In November 1978, my parents contacted me to tell me they had read that Dick and his sister, Harriet, were among the dead in Jonestown. They also told me that Dick had been the head of the Jonestown school. I was shocked to hear all that. My next reaction was that Dick must have been enticed by the interracial nature of Peoples Temple and the social-justice aspect of it. But I was never able to understand how Dick would have been drawn in either to Christianity (or any religion, for that matter) or to an authoritarian community where the leader claimed to be God-like. After all, I knew Dick to be fiercely independent, intellectually and otherwise.

During the past 47 years, I have frequently wondered how Dick got so caught up with Jim Jones. But, as I see now, Dick, like his sister, were in positions of power and thus had at least the illusion that they could help steer the community in a way that aligned with their values. In addition, they must have been attracted by the many good things that Jones did in the earlier years of Peoples Temple. I’m guessing that they were like the proverbial frog in a pot of slowly boiling water.
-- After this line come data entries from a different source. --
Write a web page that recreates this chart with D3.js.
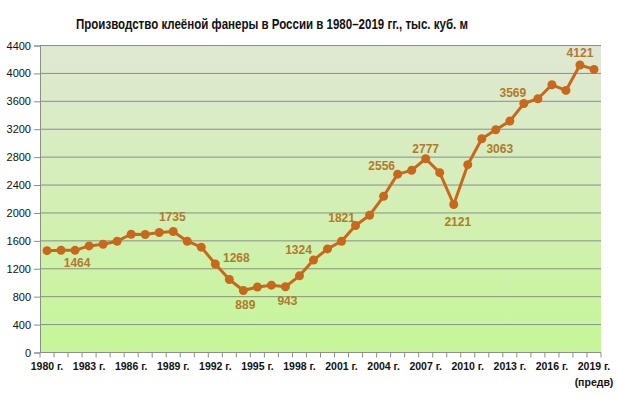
<!DOCTYPE html>
<html><head><meta charset="utf-8">
<script src="https://cdn.jsdelivr.net/npm/d3@7/dist/d3.min.js"></script>
<style>body{margin:0;background:#fff}svg{display:block}</style>
</head><body>
<svg id="c" width="620" height="398"></svg>
<script>
const years = d3.range(1980, 2020);
const values = [1460,1466,1464,1528,1552,1595,1695,1691,1720,1735,
                1595,1510,1268,1047,889,938,965,943,1099,1324,
                1485,1595,1821,1967,2239,2556,2611,2777,2578,2121,
                2692,3063,3193,3317,3569,3637,3837,3756,4121,4057];
const labelledYears = [1982,1989,1992,1994,1997,1999,2002,2005,2007,2009,2011,2014,2018];
const yTicks = d3.range(0, 4401, 400);
const xTickYears = d3.range(1980, 2020, 3);
const title = "Производство клеёной фанеры в России в 1980–2019 гг., тыс. куб. м";

// label placements (dx, dy relative to point)
const place = {1982:[2,17],1989:[-1,-10],1992:[21,-2],1994:[2,19],1997:[2,18],1999:[-15,-6],
  2002:[-14,-3],2005:[-16,-4],2007:[0,-6],2009:[4,21],2011:[18,14],2014:[-11,-6],2018:[0,-8]};

const svg = d3.select("#c");
const L=40, R=601, T=45.5, B=352.5;
const x = d3.scaleBand().domain(years).range([L,R]).padding(0);
const cx = d => x(d)+x.bandwidth()/2;
const y = d3.scaleLinear().domain([0,4400]).range([B,T]);

const defs = svg.append("defs");
const g = defs.append("linearGradient").attr("id","bg").attr("x1",0).attr("y1",0).attr("x2",0).attr("y2",1);
g.append("stop").attr("offset","0%").attr("stop-color","#dfe8d3");
g.append("stop").attr("offset","50%").attr("stop-color","#d4efb6");
g.append("stop").attr("offset","100%").attr("stop-color","#c6f698");
svg.append("rect").attr("x",L).attr("y",T).attr("width",R-L).attr("height",B-T).attr("fill","url(#bg)");

// grid
svg.append("g").selectAll("line").data(yTicks.filter(v=>v>0)).join("line")
  .attr("x1",L).attr("x2",R).attr("y1",d=>y(d)).attr("y2",d=>y(d))
  .attr("stroke","#8a8f88").attr("stroke-width",1);

// y axis
const ya = svg.append("g").attr("transform",`translate(${L},0)`)
  .call(d3.axisLeft(y).tickValues(yTicks).tickSize(6).tickPadding(3).tickFormat(d3.format("d")));
ya.select(".domain").attr("stroke","#8a8f88");
ya.selectAll(".tick line").attr("stroke","#8a8f88");
ya.selectAll("text").attr("font-family","Liberation Sans, Arial, sans-serif").attr("font-size","11px").attr("fill","#111");

// x axis
const xa = svg.append("g").attr("transform",`translate(0,${B})`);
xa.append("line").attr("x1",L).attr("x2",R).attr("y1",0).attr("y2",0).attr("stroke","#8a8f88");
xa.selectAll("line.t").data(years.concat([2020])).join("line").attr("class","t")
  .attr("x1",d=>d===2020?R:x(d)).attr("x2",d=>d===2020?R:x(d)).attr("y1",0).attr("y2",5).attr("stroke","#8a8f88");
xa.selectAll("text").data(xTickYears).join("text")
  .attr("x",d=>cx(d)).attr("y",17).attr("text-anchor","middle")
  .attr("font-family","Liberation Sans, Arial, sans-serif").attr("font-size","10.5px").attr("font-weight","bold").attr("fill","#111")
  .text(d=>d+" г.");
xa.append("text").attr("x",cx(2019)).attr("y",33).attr("text-anchor","middle")
  .attr("font-family","Liberation Sans, Arial, sans-serif").attr("font-size","10.5px").attr("font-weight","bold").attr("fill","#111")
  .text("(предв)");

// line
const data = years.map((yr,i)=>({yr, v: values[i]}));
svg.append("path").datum(data)
  .attr("d", d3.line().x(d=>cx(d.yr)).y(d=>y(d.v)))
  .attr("fill","none").attr("stroke","#c8681c").attr("stroke-width",3).attr("stroke-linejoin","round");
svg.append("g").selectAll("circle").data(data).join("circle")
  .attr("cx",d=>cx(d.yr)).attr("cy",d=>y(d.v)).attr("r",4.5).attr("fill","#c8681c");

// value labels
svg.append("g").selectAll("text").data(data.filter(d=>labelledYears.includes(d.yr))).join("text")
  .attr("x",d=>cx(d.yr)+place[d.yr][0]).attr("y",d=>y(d.v)+place[d.yr][1])
  .attr("text-anchor","middle")
  .attr("font-family","Liberation Sans, Arial, sans-serif").attr("font-size","12px").attr("font-weight","bold")
  .attr("fill","#b07a2c").text(d=>d.v);

// title (condensed like the original narrow font)
svg.append("text").attr("x",272).attr("y",29).attr("text-anchor","middle")
  .attr("font-family","Liberation Sans, Arial, sans-serif").attr("font-size","14px").attr("font-weight","bold")
  .attr("textLength",392).attr("lengthAdjust","spacingAndGlyphs")
  .attr("fill","#111").text(title);
</script>
</body></html>
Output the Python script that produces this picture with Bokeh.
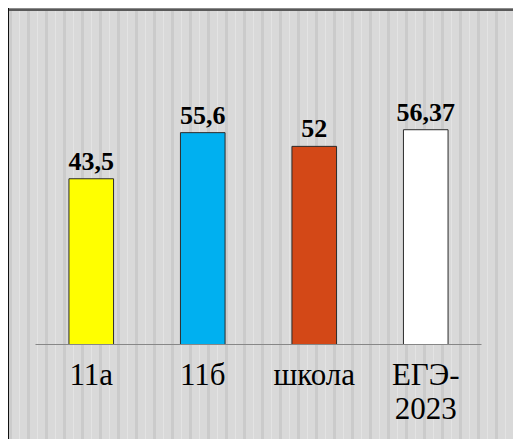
from bokeh.plotting import figure
from bokeh.models import ColumnDataSource, FactorRange, Range1d, LabelSet, CategoricalAxis, CustomJSTickFormatter
from bokeh.embed import file_html
from bokeh.resources import INLINE

categories = ["11а", "11б", "школа", "ЕГЭ-2023"]
scores = [43.5, 55.6, 52.0, 56.37]
score_labels = ["43,5", "55,6", "52", "56,37"]
colors = ["#FFFF00", "#00B0F0", "#D34817", "#FFFFFF"]
tick_line1 = ["11а", "11б", "школа", "ЕГЭ-"]
tick_line2 = ["", "", "", "2023"]

src = ColumnDataSource(dict(cat=categories, score=scores, lbl=score_labels, color=colors))

p = figure(width=513, height=439,
           x_range=FactorRange(*categories, range_padding=0),
           y_range=Range1d(0, 87.66),
           output_backend="svg", toolbar_location=None,
           min_border_left=35, min_border_right=32, min_border_top=10, min_border_bottom=95)

p.background_fill_alpha = 0
p.border_fill_alpha = 0
p.outline_line_color = None
p.styles = {
    "background": ", ".join([
        "linear-gradient(to right, #ffffff 0px, #ffffff 8px, transparent 8px)",
        "linear-gradient(to bottom, #ffffff 0px, #ffffff 8px, transparent 8px)",
        "linear-gradient(to right, transparent 8px, #111111 8px, #111111 9px, transparent 9px)",
        "linear-gradient(to bottom, #bdbdbd 8px, #595959 9px, #595959 11px, transparent 11px)",
        "repeating-linear-gradient(to right, #cbcbcb 0px, #cbcbcb 3px, #d9d9d9 3px, #d9d9d9 10px, #e3e3e3 10px, #e3e3e3 11px, #d9d9d9 11px, #d9d9d9 18px)",
    ]),
    "background-position": "0 0, 0 0, 0 0, 0 0, 9px 0",
}

p.vbar(x="cat", top="score", width=0.4, source=src, fill_color="color",
       line_color="#2b2b2b", line_width=1)

labels = LabelSet(x="cat", y="score", text="lbl", source=src, y_offset=9,
                  text_align="center", text_baseline="alphabetic",
                  text_font="Liberation Serif", text_font_style="bold",
                  text_font_size="26px", text_color="#000000")
p.add_layout(labels)

p.yaxis.visible = False
p.xgrid.visible = False
p.ygrid.visible = False


def style_axis(ax, standoff, texts, line_color):
    ax.axis_line_color = line_color
    ax.axis_line_width = 1
    ax.major_tick_line_color = None
    ax.minor_tick_line_color = None
    ax.major_tick_out = 0
    ax.major_tick_in = 0
    ax.major_label_standoff = standoff
    ax.major_label_text_font = "Liberation Serif"
    ax.major_label_text_font_size = "31px"
    ax.major_label_text_color = "#000000"
    ax.formatter = CustomJSTickFormatter(
        args=dict(factors=categories, texts=texts),
        code="const i = factors.indexOf(tick); return i >= 0 ? texts[i] : tick;")


style_axis(p.xaxis[0], 12, tick_line1, "#878787")
ax2 = CategoricalAxis()
style_axis(ax2, 3, tick_line2, None)
p.add_layout(ax2, "below")

open("out.html", "w").write(file_html(p, INLINE))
My reminiscences of Dick led me to search for him online, which is how I came upon this site. I cannot count the many hours that I have spent since then reading letters from Dick and Harriet, and from other people about them and about Peoples Temple more generally. The experience has shed a lot of light for me about the allure of Peoples Temple and Jonestown, although it has also deepened my repulsion of autocratic cult leaders. And I always regret that Dick Tropp didn’t get out of that pot before it boiled over.

(Rich Weiner is a mostly retired public interest lawyer living in Albuquerque, New Mexico.  He is also one of the main organizers of a local non-profit dedicated to helping people age in place in their homes.)